Wanted to dive deeper into the title of my blog, Walk into the Future.  Last year I decided to change my mindset and physical space to embark on a journey.  This journey was designed to allow me to experience a level of freedom that wasn’t present, but I knew existed—just had to open my eyes a bit and walk forward.

Merriam Webster defines future in multiple ways, “time regarded as still to come AND what is going to happen”.  Both versions provide a flexible view and allows individuals to determine what the future means to them.

I selected Walk into the Future as my title to embrace the future and identify the courage to move forward.  This forward approach covers personal and professional adventures as well as insight I want to share with readers.  I created this project to share my ‘walk’ and provide insight into important concepts for me.  There are days I sit down to write, and the words just come to me.  There are other days where I will reach out to my tree branches to see what they want/need to read and then develop content around their inputs.  I am keenly aware of my surroundings, so inspiration comes to me from multiple outlets, I just capture an idea and then work to develop into something readable.

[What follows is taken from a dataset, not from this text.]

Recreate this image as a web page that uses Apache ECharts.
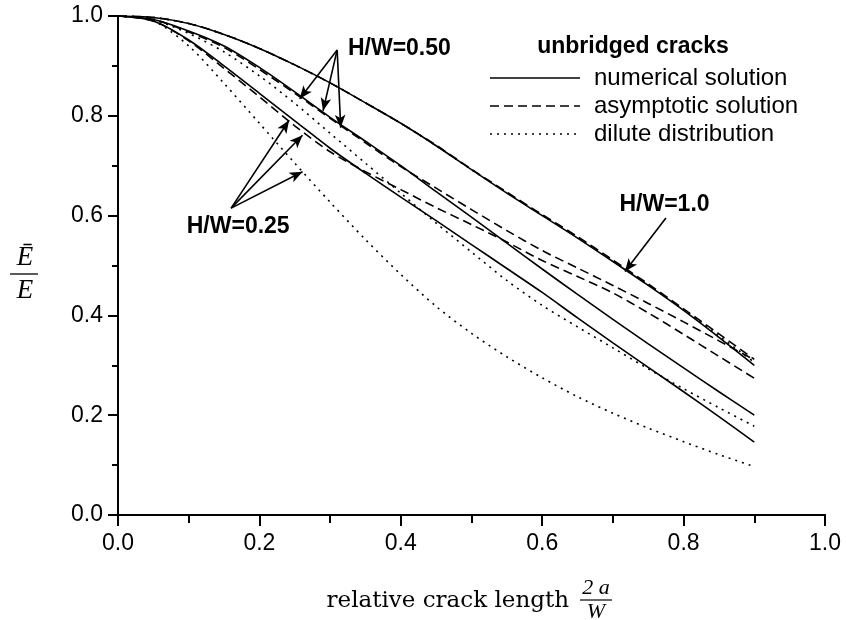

My Walk into the Future (so far) has allowed me to:

  • Post blog articles weekly
  • Get back down to Jamaica
  • Visit Paisley Park
  • Improve my half-marathon time (3 times)
  • Mentor others (in-person and virtual)
  • Serve as a professional development vendor with the Seminole Tribe of Florida
  • Gain followers for my blog
  • Inspire people
  • Live life

I could add more things here but believe you can see the positives I’ve experienced from posting blog articles on my current walk.

Walk into the Future has become a life style for me and I’m excited to see how it develops moving forward.

Remember, enjoy the process—walk, don’t run!

What does Walk into the Future mean to you?  How can you leverage this concept in your daily walk?  Interested to hear from you—thanks!

 “The best way to predict your future is to create it.”